ファーウェイが攻めの姿勢を続けている理由は、日本でそれだけの実績を上げているからに他ならない。Mate10 Proの発表イベントに際して、ファーウェイのデバイス 日本・韓国リージョン プレジデントである呉波氏は、さまざまな数字から、同社が日本市場でいかに成長しているかを力説している。

その一例として、BCNの家電量販店・オンラインショップの実売データを挙げると、国内のスマートフォンメーカー販売台数シェアが、昨年は5.48%であったのが、今年は8.31%と、倍近くに伸びているという。またBCNやMM総研など複数の調査によると、同社はSIMフリースマートフォンの市場シェアで1位の座を獲得するに至ったというのだ。

  • 各種調査によると、ファーウェイは国内のSIMフリースマートフォン市場で1位の座を獲得したとのこと

その背景にあるのは、やはりグローバルでの製品力の強さであろう。ファーウェイはここ数年来ハイエンドモデルの製品開発に力を入れており、ダブルレンズカメラを搭載したPシリーズなど、ヒットモデルを生み出し同社の人気を広げる原動力となっている。実際、ファーウェイのグローバルでの出荷台数が前年同期比19%増であるのに対し、売上は30%伸びているそうで、ハイエンドモデル重視の戦略が功を奏している様子がうかがえる。

そして日本では、他の国と比べとりわけハイエンドモデルの人気が高い傾向にある。グローバルでの高いシェアを生かして研究・開発に積極投資し、スマートフォンの性能を高めてきたことが、ハイエンドモデルを好む日本のユーザーにうまくマッチするようになった。そうしたことからファーウェイが、ライバルを押しのけてSIMフリー市場でトップの座を獲得するに至ったといえるだろう。

だが、SIMフリースマートフォンの販売を重視するファーウェイの弱点となるのが、ここ最近のMVNOの伸び悩みである。

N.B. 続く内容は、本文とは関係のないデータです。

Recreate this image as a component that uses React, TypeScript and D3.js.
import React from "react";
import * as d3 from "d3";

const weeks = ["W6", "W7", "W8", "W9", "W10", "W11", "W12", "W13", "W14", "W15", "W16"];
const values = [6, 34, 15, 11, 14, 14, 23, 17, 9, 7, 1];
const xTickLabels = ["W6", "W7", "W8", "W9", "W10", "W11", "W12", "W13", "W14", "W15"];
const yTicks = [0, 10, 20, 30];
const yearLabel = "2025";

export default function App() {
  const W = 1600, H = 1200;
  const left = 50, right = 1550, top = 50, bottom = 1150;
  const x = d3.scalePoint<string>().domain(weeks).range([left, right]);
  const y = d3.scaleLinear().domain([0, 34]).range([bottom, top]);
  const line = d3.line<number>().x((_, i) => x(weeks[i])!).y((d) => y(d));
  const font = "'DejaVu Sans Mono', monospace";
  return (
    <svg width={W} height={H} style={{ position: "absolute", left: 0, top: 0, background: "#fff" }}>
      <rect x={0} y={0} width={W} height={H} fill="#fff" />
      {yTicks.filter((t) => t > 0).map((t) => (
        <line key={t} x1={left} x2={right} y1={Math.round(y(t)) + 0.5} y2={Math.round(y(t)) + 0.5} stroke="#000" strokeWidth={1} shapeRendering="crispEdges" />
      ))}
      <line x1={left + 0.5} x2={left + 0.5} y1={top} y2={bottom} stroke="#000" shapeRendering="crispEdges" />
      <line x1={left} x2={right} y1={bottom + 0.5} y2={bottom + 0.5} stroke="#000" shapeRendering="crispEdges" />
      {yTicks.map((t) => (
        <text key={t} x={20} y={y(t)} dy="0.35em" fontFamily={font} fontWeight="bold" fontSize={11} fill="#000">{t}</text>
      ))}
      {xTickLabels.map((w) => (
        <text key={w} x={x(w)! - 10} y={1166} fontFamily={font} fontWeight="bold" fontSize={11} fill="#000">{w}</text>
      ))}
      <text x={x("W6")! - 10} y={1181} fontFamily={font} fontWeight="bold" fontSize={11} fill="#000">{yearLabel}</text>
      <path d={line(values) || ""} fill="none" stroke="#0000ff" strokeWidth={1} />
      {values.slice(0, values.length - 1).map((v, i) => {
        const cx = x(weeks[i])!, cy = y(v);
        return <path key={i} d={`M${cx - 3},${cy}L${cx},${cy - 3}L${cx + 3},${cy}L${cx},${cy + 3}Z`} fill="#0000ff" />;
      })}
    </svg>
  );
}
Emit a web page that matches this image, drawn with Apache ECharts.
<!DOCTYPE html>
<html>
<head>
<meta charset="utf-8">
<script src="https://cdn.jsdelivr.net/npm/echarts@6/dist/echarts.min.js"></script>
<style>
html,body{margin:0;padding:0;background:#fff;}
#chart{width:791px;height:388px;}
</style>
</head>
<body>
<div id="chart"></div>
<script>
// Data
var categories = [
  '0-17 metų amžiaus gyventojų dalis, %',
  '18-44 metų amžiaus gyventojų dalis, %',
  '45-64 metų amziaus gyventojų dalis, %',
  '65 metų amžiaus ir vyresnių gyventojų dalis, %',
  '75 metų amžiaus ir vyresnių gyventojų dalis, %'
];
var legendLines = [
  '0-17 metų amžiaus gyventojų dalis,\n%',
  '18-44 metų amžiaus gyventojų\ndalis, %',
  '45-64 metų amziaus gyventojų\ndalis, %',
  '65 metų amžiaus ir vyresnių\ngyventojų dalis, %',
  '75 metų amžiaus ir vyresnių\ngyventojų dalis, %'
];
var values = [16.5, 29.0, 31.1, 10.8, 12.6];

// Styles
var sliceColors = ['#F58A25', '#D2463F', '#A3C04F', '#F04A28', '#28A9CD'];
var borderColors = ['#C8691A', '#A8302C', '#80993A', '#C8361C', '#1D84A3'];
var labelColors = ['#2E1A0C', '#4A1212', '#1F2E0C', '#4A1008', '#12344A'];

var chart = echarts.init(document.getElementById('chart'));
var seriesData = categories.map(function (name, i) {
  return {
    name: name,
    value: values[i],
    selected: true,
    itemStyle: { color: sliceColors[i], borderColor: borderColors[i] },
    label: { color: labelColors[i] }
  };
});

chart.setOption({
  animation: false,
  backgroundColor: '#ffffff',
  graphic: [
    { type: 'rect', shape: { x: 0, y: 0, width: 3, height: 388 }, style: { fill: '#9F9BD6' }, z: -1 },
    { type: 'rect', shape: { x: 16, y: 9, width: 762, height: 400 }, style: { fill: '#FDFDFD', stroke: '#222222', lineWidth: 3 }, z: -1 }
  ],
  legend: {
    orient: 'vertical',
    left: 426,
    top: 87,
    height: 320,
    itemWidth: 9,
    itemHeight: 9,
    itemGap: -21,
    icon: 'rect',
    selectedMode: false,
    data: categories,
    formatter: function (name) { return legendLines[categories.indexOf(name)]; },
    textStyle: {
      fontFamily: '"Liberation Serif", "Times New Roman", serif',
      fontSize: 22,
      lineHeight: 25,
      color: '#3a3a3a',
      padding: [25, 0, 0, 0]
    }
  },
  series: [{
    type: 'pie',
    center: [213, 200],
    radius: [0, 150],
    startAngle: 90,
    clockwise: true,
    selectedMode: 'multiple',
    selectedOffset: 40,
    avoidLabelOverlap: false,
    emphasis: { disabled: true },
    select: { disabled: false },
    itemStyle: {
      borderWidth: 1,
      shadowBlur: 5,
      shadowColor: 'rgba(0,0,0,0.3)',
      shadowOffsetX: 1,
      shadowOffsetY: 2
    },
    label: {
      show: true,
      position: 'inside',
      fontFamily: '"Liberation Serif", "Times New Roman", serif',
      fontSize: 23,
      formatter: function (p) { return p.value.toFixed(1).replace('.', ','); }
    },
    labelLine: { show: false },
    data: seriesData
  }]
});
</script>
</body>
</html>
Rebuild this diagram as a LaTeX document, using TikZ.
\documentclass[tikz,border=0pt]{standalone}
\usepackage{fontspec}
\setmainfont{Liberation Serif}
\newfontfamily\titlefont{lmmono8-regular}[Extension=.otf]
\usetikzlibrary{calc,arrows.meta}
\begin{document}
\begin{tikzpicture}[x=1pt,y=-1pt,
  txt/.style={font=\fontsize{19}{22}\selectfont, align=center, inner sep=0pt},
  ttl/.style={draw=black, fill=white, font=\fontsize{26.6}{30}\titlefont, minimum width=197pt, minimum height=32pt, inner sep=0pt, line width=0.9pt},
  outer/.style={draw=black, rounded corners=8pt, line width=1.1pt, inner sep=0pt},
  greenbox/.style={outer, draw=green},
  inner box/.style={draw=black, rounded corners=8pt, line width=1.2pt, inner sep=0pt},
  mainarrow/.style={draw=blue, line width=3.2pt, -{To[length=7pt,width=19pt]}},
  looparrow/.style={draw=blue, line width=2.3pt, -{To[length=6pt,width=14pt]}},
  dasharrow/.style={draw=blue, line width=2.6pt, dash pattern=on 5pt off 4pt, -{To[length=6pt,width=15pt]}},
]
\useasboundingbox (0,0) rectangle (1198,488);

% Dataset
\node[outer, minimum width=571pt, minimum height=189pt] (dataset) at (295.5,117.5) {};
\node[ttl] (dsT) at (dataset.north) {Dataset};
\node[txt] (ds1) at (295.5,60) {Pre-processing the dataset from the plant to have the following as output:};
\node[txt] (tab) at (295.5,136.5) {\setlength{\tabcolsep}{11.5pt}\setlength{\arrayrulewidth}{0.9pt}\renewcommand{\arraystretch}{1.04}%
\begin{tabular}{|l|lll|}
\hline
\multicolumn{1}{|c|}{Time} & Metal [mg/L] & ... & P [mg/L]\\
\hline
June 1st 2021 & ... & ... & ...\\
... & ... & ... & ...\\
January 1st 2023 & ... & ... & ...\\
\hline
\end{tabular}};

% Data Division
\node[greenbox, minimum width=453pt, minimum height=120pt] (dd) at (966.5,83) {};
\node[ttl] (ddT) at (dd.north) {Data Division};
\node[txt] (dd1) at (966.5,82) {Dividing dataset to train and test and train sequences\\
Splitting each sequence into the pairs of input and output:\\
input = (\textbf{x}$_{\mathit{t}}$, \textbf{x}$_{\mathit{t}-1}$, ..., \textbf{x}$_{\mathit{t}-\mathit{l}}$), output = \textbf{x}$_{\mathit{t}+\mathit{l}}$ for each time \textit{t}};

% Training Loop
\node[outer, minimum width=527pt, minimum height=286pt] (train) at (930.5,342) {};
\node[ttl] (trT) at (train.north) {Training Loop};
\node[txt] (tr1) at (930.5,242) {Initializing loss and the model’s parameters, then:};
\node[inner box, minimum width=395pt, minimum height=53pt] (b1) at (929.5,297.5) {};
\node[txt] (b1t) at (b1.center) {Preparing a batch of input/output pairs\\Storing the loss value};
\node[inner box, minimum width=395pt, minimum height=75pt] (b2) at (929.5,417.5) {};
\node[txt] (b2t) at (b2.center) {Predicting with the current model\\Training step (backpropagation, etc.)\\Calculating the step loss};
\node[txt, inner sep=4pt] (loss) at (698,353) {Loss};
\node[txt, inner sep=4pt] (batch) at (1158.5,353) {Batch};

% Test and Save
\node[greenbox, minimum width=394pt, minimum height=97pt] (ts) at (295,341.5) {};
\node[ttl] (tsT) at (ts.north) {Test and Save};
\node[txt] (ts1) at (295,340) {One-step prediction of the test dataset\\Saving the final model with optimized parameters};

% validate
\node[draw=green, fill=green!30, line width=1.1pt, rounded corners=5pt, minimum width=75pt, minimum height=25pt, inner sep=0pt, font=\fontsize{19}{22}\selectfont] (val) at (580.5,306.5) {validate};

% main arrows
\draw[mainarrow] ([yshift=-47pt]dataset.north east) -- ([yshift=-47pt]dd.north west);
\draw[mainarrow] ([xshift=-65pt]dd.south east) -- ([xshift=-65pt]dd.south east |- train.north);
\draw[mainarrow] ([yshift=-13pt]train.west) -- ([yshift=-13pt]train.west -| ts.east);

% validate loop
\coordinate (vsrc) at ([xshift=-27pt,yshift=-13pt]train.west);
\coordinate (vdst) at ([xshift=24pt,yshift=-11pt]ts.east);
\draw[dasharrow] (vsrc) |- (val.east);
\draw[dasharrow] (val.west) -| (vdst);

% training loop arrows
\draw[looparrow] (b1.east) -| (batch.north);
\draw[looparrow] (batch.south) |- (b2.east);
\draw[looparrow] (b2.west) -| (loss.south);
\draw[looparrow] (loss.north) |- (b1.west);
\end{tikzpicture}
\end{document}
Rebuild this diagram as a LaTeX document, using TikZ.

MVNOへの顧客流出に危機感を抱いた大手キャリアが、通信料金の引き下げや、サブブランドの強化などによって顧客流出を防止するための施策を相次いで打ち出したことにより、MVNOへ流出するユーザーが急速に減少しているのだ。

実際今年後半に入ってからは、「FREETEL」ブランドのプラスワン・マーケティングが、MVNOによる通信事業を楽天に売却したり、MVNOの大半にネットワークを貸しているNTTドコモが、MVNOの伸び悩みによって純増数予測を大幅に下方修正したりするなど、MVNOに関するネガティブな動きが相次いで起きている。MVNOの利用者が増えなければ、MVNOのSIMとセットで販売されることが多いSIMフリースマートフォンの販売も伸び悩んでしまうだけに、現在の傾向はファーウェイにとっては痛手といえるだろう。